((

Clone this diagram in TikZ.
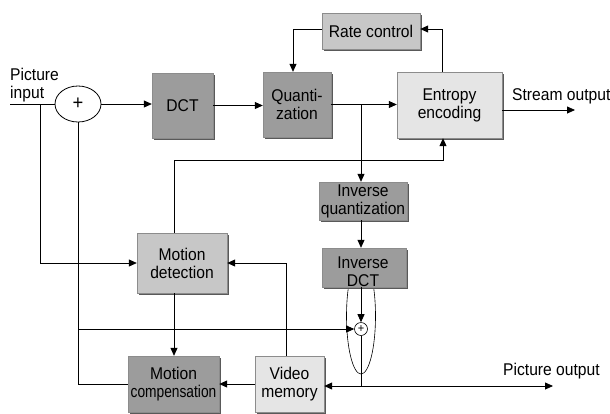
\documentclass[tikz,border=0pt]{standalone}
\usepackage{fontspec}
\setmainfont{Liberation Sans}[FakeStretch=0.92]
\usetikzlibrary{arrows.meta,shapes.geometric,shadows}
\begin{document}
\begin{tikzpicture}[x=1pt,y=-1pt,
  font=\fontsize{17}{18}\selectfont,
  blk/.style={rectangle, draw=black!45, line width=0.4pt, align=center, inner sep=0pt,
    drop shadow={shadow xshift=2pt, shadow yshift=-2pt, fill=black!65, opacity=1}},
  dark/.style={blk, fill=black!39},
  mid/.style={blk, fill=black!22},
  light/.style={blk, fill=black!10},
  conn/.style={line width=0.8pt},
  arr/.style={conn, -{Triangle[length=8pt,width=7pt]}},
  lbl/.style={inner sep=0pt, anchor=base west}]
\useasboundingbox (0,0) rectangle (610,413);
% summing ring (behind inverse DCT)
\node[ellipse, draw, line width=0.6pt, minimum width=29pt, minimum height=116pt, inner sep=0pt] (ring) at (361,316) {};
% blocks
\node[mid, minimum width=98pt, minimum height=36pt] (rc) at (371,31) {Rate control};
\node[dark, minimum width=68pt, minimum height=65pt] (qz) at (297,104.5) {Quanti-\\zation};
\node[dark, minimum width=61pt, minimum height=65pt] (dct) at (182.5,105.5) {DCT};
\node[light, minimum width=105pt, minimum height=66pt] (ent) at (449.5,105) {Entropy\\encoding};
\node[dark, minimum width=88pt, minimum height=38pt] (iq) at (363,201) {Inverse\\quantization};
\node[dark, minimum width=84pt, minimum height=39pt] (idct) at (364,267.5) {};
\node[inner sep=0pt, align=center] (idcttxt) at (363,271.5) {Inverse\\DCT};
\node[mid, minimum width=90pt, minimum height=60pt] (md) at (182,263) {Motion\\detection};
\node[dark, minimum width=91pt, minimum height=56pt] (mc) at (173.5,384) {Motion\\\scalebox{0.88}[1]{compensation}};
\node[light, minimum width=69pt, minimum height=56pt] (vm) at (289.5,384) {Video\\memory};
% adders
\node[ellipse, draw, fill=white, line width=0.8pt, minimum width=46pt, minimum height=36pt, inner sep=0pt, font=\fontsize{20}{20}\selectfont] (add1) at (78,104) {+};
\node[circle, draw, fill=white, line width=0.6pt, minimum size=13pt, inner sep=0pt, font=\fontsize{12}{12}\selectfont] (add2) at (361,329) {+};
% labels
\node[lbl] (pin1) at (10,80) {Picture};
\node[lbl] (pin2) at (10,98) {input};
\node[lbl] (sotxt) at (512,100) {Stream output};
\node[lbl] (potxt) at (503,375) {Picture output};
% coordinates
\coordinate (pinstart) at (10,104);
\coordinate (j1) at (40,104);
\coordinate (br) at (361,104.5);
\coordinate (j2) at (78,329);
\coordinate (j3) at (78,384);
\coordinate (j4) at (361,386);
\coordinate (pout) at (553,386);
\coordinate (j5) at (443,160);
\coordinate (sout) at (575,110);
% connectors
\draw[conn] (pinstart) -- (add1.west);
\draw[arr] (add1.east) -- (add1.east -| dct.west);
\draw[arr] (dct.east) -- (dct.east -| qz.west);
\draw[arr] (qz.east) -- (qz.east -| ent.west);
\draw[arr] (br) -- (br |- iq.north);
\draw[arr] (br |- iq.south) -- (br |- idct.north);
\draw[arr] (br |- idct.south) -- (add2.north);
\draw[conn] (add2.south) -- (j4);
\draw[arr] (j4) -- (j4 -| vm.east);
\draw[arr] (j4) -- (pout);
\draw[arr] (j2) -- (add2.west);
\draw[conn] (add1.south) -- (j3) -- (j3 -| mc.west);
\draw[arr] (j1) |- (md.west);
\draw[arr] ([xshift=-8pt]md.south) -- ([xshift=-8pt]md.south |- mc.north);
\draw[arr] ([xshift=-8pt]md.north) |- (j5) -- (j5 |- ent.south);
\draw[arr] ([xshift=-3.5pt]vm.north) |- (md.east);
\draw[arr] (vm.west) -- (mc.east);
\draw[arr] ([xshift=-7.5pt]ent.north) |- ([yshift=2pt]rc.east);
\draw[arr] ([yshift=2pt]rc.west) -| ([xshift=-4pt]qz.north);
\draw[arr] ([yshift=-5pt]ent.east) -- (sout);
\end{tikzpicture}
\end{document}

))

→ Work required
Omitting all images, print the listing exactly.

→ Task answer
Clone this diagram in TikZ.
\documentclass[tikz,border=0pt]{standalone}
\usepackage{fontspec}
\setmainfont{Liberation Sans}[FakeStretch=0.92]
\usetikzlibrary{arrows.meta,shapes.geometric,shadows}
\begin{document}
\begin{tikzpicture}[x=1pt,y=-1pt,
  font=\fontsize{17}{18}\selectfont,
  blk/.style={rectangle, draw=black!45, line width=0.4pt, align=center, inner sep=0pt,
    drop shadow={shadow xshift=2pt, shadow yshift=-2pt, fill=black!65, opacity=1}},
  dark/.style={blk, fill=black!39},
  mid/.style={blk, fill=black!22},
  light/.style={blk, fill=black!10},
  conn/.style={line width=0.8pt},
  arr/.style={conn, -{Triangle[length=8pt,width=7pt]}},
  lbl/.style={inner sep=0pt, anchor=base west}]
\useasboundingbox (0,0) rectangle (610,413);
% summing ring (behind inverse DCT)
\node[ellipse, draw, line width=0.6pt, minimum width=29pt, minimum height=116pt, inner sep=0pt] (ring) at (361,316) {};
% blocks
\node[mid, minimum width=98pt, minimum height=36pt] (rc) at (371,31) {Rate control};
\node[dark, minimum width=68pt, minimum height=65pt] (qz) at (297,104.5) {Quanti-\\zation};
\node[dark, minimum width=61pt, minimum height=65pt] (dct) at (182.5,105.5) {DCT};
\node[light, minimum width=105pt, minimum height=66pt] (ent) at (449.5,105) {Entropy\\encoding};
\node[dark, minimum width=88pt, minimum height=38pt] (iq) at (363,201) {Inverse\\quantization};
\node[dark, minimum width=84pt, minimum height=39pt] (idct) at (364,267.5) {};
\node[inner sep=0pt, align=center] (idcttxt) at (363,271.5) {Inverse\\DCT};
\node[mid, minimum width=90pt, minimum height=60pt] (md) at (182,263) {Motion\\detection};
\node[dark, minimum width=91pt, minimum height=56pt] (mc) at (173.5,384) {Motion\\\scalebox{0.88}[1]{compensation}};
\node[light, minimum width=69pt, minimum height=56pt] (vm) at (289.5,384) {Video\\memory};
% adders
\node[ellipse, draw, fill=white, line width=0.8pt, minimum width=46pt, minimum height=36pt, inner sep=0pt, font=\fontsize{20}{20}\selectfont] (add1) at (78,104) {+};
\node[circle, draw, fill=white, line width=0.6pt, minimum size=13pt, inner sep=0pt, font=\fontsize{12}{12}\selectfont] (add2) at (361,329) {+};
% labels
\node[lbl] (pin1) at (10,80) {Picture};
\node[lbl] (pin2) at (10,98) {input};
\node[lbl] (sotxt) at (512,100) {Stream output};
\node[lbl] (potxt) at (503,375) {Picture output};
% coordinates
\coordinate (pinstart) at (10,104);
\coordinate (j1) at (40,104);
\coordinate (br) at (361,104.5);
\coordinate (j2) at (78,329);
\coordinate (j3) at (78,384);
\coordinate (j4) at (361,386);
\coordinate (pout) at (553,386);
\coordinate (j5) at (443,160);
\coordinate (sout) at (575,110);
% connectors
\draw[conn] (pinstart) -- (add1.west);
\draw[arr] (add1.east) -- (add1.east -| dct.west);
\draw[arr] (dct.east) -- (dct.east -| qz.west);
\draw[arr] (qz.east) -- (qz.east -| ent.west);
\draw[arr] (br) -- (br |- iq.north);
\draw[arr] (br |- iq.south) -- (br |- idct.north);
\draw[arr] (br |- idct.south) -- (add2.north);
\draw[conn] (add2.south) -- (j4);
\draw[arr] (j4) -- (j4 -| vm.east);
\draw[arr] (j4) -- (pout);
\draw[arr] (j2) -- (add2.west);
\draw[conn] (add1.south) -- (j3) -- (j3 -| mc.west);
\draw[arr] (j1) |- (md.west);
\draw[arr] ([xshift=-8pt]md.south) -- ([xshift=-8pt]md.south |- mc.north);
\draw[arr] ([xshift=-8pt]md.north) |- (j5) -- (j5 |- ent.south);
\draw[arr] ([xshift=-3.5pt]vm.north) |- (md.east);
\draw[arr] (vm.west) -- (mc.east);
\draw[arr] ([xshift=-7.5pt]ent.north) |- ([yshift=2pt]rc.east);
\draw[arr] ([yshift=2pt]rc.west) -| ([xshift=-4pt]qz.north);
\draw[arr] ([yshift=-5pt]ent.east) -- (sout);
\end{tikzpicture}
\end{document}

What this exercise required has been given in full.